Esta atención a la escritura como proceso, reescritura constante, es uno de los modus operandi de esta autora, a quien se puede conocer más allá de México y Estados Unidos gracias a El libro de Aisha (Literatura Random House, 2021). En esta obra “escuchamos” las diferentes voces familiares y amigas que cuentan la historia de Patricia, devenida “Aisha” después de casarse y convertirse al islam. A medio camino entre la autoficción y la novela coral, Sylvia nos hace entrar en un drama familiar donde subyace la violencia de género y los fundamentalismos religiosos, ofreciendo preguntas más que respuestas sobre las condiciones que generan tales violencias. Autoconsciente de la propia hibridez del libro, Aguilar resuelve la tensión entre forma y contenido optando por una multiplicidad de lenguajes (el diario, la carta, los testimonios). De esta forma, la escritura de Aguilar, al igual que esas frazadas que unen retazos de otras telas, muestra sus costuras como proceso y no como producto. Un proceso que, en términos de Phillip Lopate citado por la autora, plantea la escritura como “un viaje del pensamiento”. El viaje no solo está tratado como tema, sino que también afecta la vida cotidiana de la autora, quien reside desde hace más de 11 años en El Paso. Un lugar donde la experiencia del cruce fronterizo diario ha devenido en relatos y también curiosas anécdotas, como la de un restaurante con dos cajas registradoras: una donde se cobra con impuestos del estado de Nuevo México y otra, de Texas.

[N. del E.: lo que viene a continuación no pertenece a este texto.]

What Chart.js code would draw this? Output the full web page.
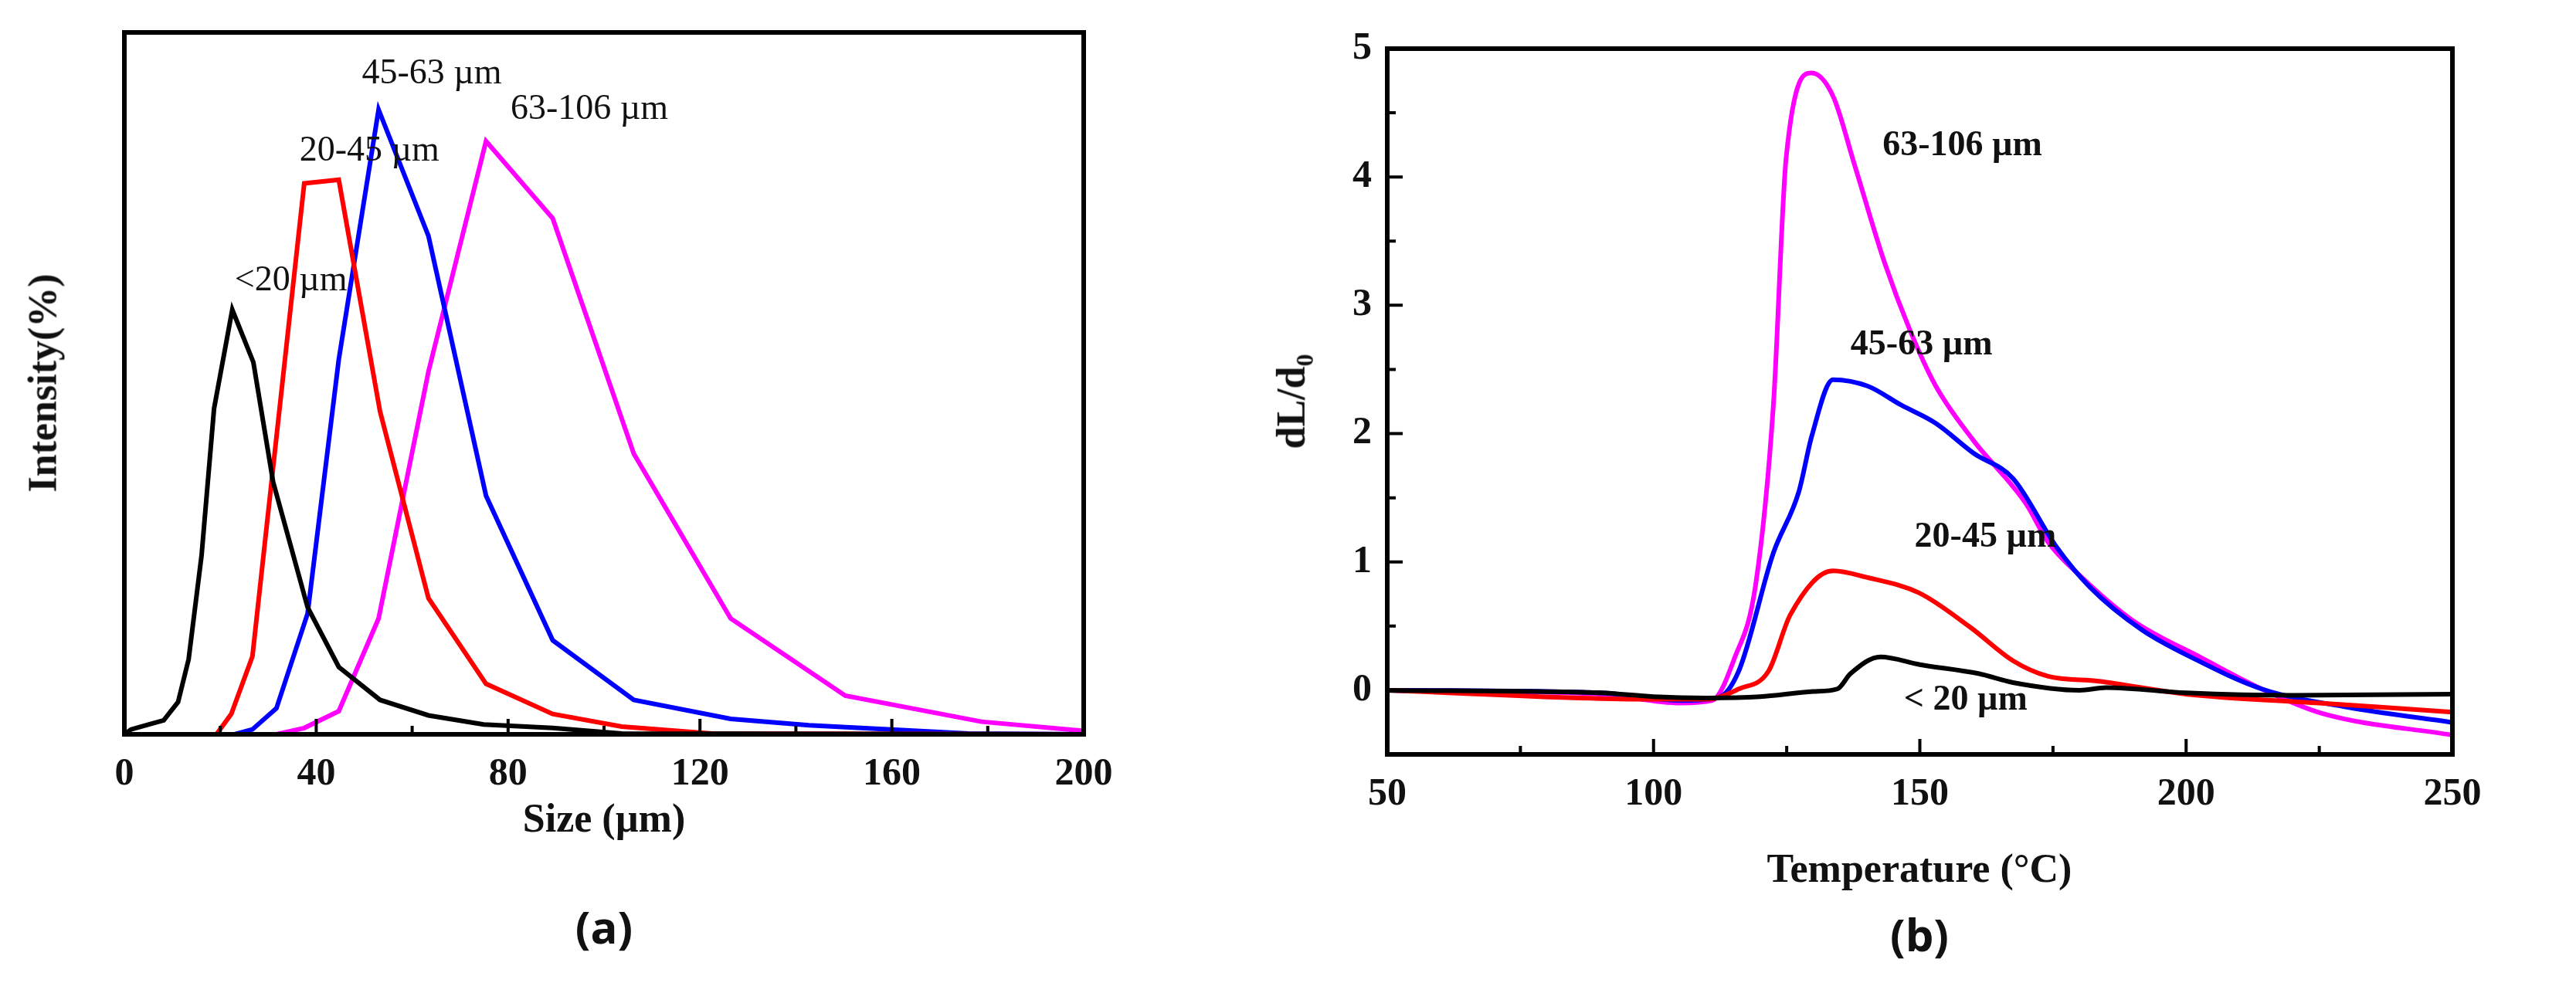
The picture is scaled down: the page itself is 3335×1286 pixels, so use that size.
<!DOCTYPE html>
<html><head><meta charset="utf-8">
<script src="https://cdn.jsdelivr.net/npm/chart.js@4/dist/chart.umd.min.js"></script>
<style>
body{margin:0;background:#fff;width:3335px;height:1286px;position:relative;overflow:hidden;font-family:"Liberation Serif",serif}
.box{position:absolute}
.t{position:absolute;font-weight:bold;white-space:nowrap;color:#111}
</style></head><body>
<div class="box" style="left:0;top:0;width:1460px;height:1286px"><canvas id="ca"></canvas></div>
<div class="box" style="left:1650px;top:0;width:1600px;height:1286px"><canvas id="cb"></canvas></div>
<div class="t" style="left:782px;top:1030px;font-size:52px;transform:translateX(-50%)">Size (µm)</div>
<div class="t" style="left:782px;top:1160px;font-size:58px;font-family:'Open Sans';transform:translateX(-50%)">(a)</div>
<div class="t" style="left:55px;top:496px;font-size:52px;transform:translate(-50%,-50%) rotate(-90deg)">Intensity(%)</div>
<div class="t" style="left:2485px;top:1095px;font-size:52px;transform:translateX(-50%)">Temperature (°C)</div>
<div class="t" style="left:2485px;top:1170px;font-size:58px;font-family:'Open Sans';transform:translateX(-50%)">(b)</div>
<div class="t" style="left:1675px;top:520px;font-size:52px;transform:translate(-50%,-50%) rotate(-90deg)">dL/d<sub style="font-size:32px">0</sub></div>
<script>
// (a) particle size distribution
const sizeBlack=[[0,0],[1.4,0.7],[5,1.4],[8.2,2],[11.2,4.6],[13.4,10.7],[16.1,25.5],[18.7,46.4],[22.5,60.5],[26.9,53],[31,36],[38.2,18.1],[44.7,9.6],[53.3,4.9],[63.4,2.7],[74.9,1.4],[89.3,0.9],[103.7,0.1],[200,0]];
const sizeRed=[[0,0],[19.2,0],[22.3,2.9],[26.7,11.1],[37.5,78.5],[44.7,79],[53.3,46],[63.4,19.4],[75.4,7.2],[89.3,2.9],[103.7,1.1],[122.5,0.1],[200,0]];
const sizeBlue=[[0,0],[23,0],[26.7,0.7],[31.7,3.7],[38.2,17.2],[44.7,53.4],[53,89],[63.4,71],[75.4,34],[89.3,13.4],[106.2,4.9],[126.4,2.2],[142.7,1.3],[162.1,0.6],[176,0.1],[200,0]];
const sizeMag=[[0,0],[31.7,0],[37.5,0.9],[44.7,3.3],[53,16.5],[63.4,51.7],[75.4,84.5],[89.3,73.5],[106.2,40],[126.4,16.5],[150.3,5.5],[178.7,1.8],[200,0.5]];
const labelsA=[['<20 µm',23,62],['20-45 µm',36.5,80.5],['45-63 µm',49.5,91.5],['63-106 µm',80.5,86.5]];
// (b) dilatometry
const tBlack=[[50,0],[90,-0.02],[100,-0.05],[110,-0.06],[120,-0.05],[130,-0.01],[134.5,0.01],[137,0.13],[142.6,0.26],[150,0.2],[161,0.13],[167.5,0.06],[180,0],[185,0.02],[200,-0.02],[220,-0.04],[250,-0.03]];
const tRed=[[50,0],[100,-0.07],[110,-0.07],[116,0.01],[121.6,0.15],[125.7,0.59],[133.7,0.93],[140,0.88],[149.8,0.76],[159.5,0.49],[167.5,0.23],[174,0.11],[183.6,0.07],[200,-0.03],[225,-0.1],[250,-0.17]];
const tBlue=[[50,0],[90,-0.02],[105,-0.08],[112,-0.06],[116,0.15],[122.5,1.07],[127.3,1.55],[129.7,1.98],[133.7,2.42],[140.2,2.37],[146.6,2.22],[153,2.08],[160,1.85],[167.5,1.65],[175.6,1.12],[182,0.8],[191.7,0.47],[201.3,0.25],[214.2,0.01],[230,-0.13],[250,-0.25]];
const tMag=[[50,0],[90,-0.03],[105,-0.1],[111,-0.08],[115.2,0.25],[119.2,0.83],[122.5,2.22],[124.9,4.15],[129.7,4.81],[133.7,4.63],[137.7,4.1],[143.4,3.33],[148.2,2.8],[153,2.37],[160,1.95],[170,1.45],[174,1.16],[180.4,0.88],[190.1,0.54],[203,0.25],[214.2,0.01],[225.5,-0.18],[250,-0.35]];
const labelsB=[['63-106 µm',143,4.1],['45-63 µm',137,2.55],['20-45 µm',149,1.05],['< 20 µm',147,-0.22]];
const colors=['#000000','#ff0000','#0000ff','#ff00ff'];

Chart.defaults.font.family='"Liberation Serif", serif';
Chart.defaults.color='#111';

function ds(arr,i,smooth){
  return {data:arr.map(p=>({x:p[0],y:p[1]})),borderColor:colors[i],borderWidth:6,pointRadius:0,
    tension:smooth?0.4:0,cubicInterpolationMode:smooth?'monotone':'default'};
}
function frame(o){
  return {id:'frame',afterDraw(c){
    const ctx=c.ctx,a=c.chartArea,sx=c.scales.x,sy=c.scales.y;
    ctx.save();ctx.strokeStyle='#000';ctx.lineWidth=6;
    ctx.strokeRect(a.left,a.top,a.right-a.left,a.bottom-a.top);
    ctx.lineWidth=4;ctx.beginPath();
    for(let v=o.x0;v<=o.x1+1e-9;v+=o.xm){
      const px=sx.getPixelForValue(v),len=(Math.round(v/o.xM*1000)%1000===0)?20:11;
      ctx.moveTo(px,a.bottom);ctx.lineTo(px,a.bottom-len);
    }
    if(o.ym){for(let v=o.y0;v<=o.y1+1e-9;v+=o.ym){
      const py=sy.getPixelForValue(v),len=(Math.abs(v-Math.round(v))<1e-6)?20:11;
      ctx.moveTo(a.left,py);ctx.lineTo(a.left+len,py);
    }}
    ctx.stroke();
    ctx.font=o.lf;ctx.fillStyle='#111';ctx.textAlign='left';ctx.textBaseline='bottom';
    o.labels.forEach(l=>ctx.fillText(l[0],sx.getPixelForValue(l[1]),sy.getPixelForValue(l[2])));
    ctx.restore();
  }};
}
const tickFont={size:50,weight:'bold'};

new Chart(document.getElementById('ca'),{type:'line',
  data:{datasets:[ds(sizeBlack,0),ds(sizeRed,1),ds(sizeBlue,2),ds(sizeMag,3)]},
  options:{responsive:true,maintainAspectRatio:false,animation:false,devicePixelRatio:1,
    layout:{padding:{top:42,right:57,bottom:0,left:0}},
    plugins:{legend:{display:false},tooltip:{enabled:false}},
    scales:{
      x:{type:'linear',min:0,max:200,grid:{display:false},border:{display:false},
        ticks:{stepSize:40,font:tickFont,padding:14,maxRotation:0},afterFit(s){s.height=1286-951;}},
      y:{min:0,max:100,grid:{display:false},border:{display:false},ticks:{display:false},afterFit(s){s.width=161;}}
    }},
  plugins:[frame({x0:0,x1:200,xm:20,xM:40,labels:labelsA,lf:'46px "Liberation Serif"'})]
});

new Chart(document.getElementById('cb'),{type:'line',
  data:{datasets:[ds(tBlack,0,1),ds(tRed,1,1),ds(tBlue,2,1),ds(tMag,3,1)]},
  options:{responsive:true,maintainAspectRatio:false,animation:false,devicePixelRatio:1,
    layout:{padding:{top:63,right:75,bottom:0,left:0}},
    plugins:{legend:{display:false},tooltip:{enabled:false}},
    scales:{
      x:{type:'linear',min:50,max:250,grid:{display:false},border:{display:false},
        ticks:{stepSize:50,font:tickFont,padding:14,maxRotation:0},afterFit(s){s.height=1286-977;}},
      y:{min:-0.5,max:5,grid:{display:false},border:{display:false},
        ticks:{stepSize:1,font:tickFont,padding:12,callback:v=>Number.isInteger(v)?v:''},afterFit(s){s.width=146;}}
    }},
  plugins:[frame({x0:50,x1:250,xm:25,xM:50,y0:0,y1:5,ym:0.5,labels:labelsB,lf:'bold 46px "Liberation Serif"'})]
});
</script>
</body></html>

La vida en la frontera también será el eje de la próxima novela de la autora, Basura, una historia de tres mujeres ambientada entre El Paso y Ciudad Juárez que publicará Tránsito el próximo mes de abril.
Más allá de las anécdotas y las curiosidades, la vida transfonteriza ha dejado una huella en la experiencia vital y creativa de estas escritoras en cuyas genealogías aparecen tanto Elena Garro, Sandra Cisneros, Jamaica Kincaid y Margo Glanz o más cerquita, la obra de Margarita García Robayo y Gabriela Damián, en el caso de Alaíde Ventura, y los cruces entre poesía y no ficción de autoras emergentes como Jasminne Mendez y Mónica Ortiz, mencionadas por Aguilar. Y así es como tres generaciones diferentes conviven, desde los experimentos de ese sugestivo artefacto literario que es la autoficción en Sylvia Aguilar Zéleny, pasando por el acercamiento a la tragedia familiar en Alaíde Ventura, a la sublime poesía del angst milenial en Ana Carrete, estas autoras escriben desde la frontera, no solo como territorio geopolítico sino haciendo implosionar las fronteras entre los géneros literarios. Fronteras geográficas y culturales, límites que son trasvasados por diferentes poéticas desde ese terreno, esa cicatriz aún abierta a la experiencia vital, la imaginación y la escritura.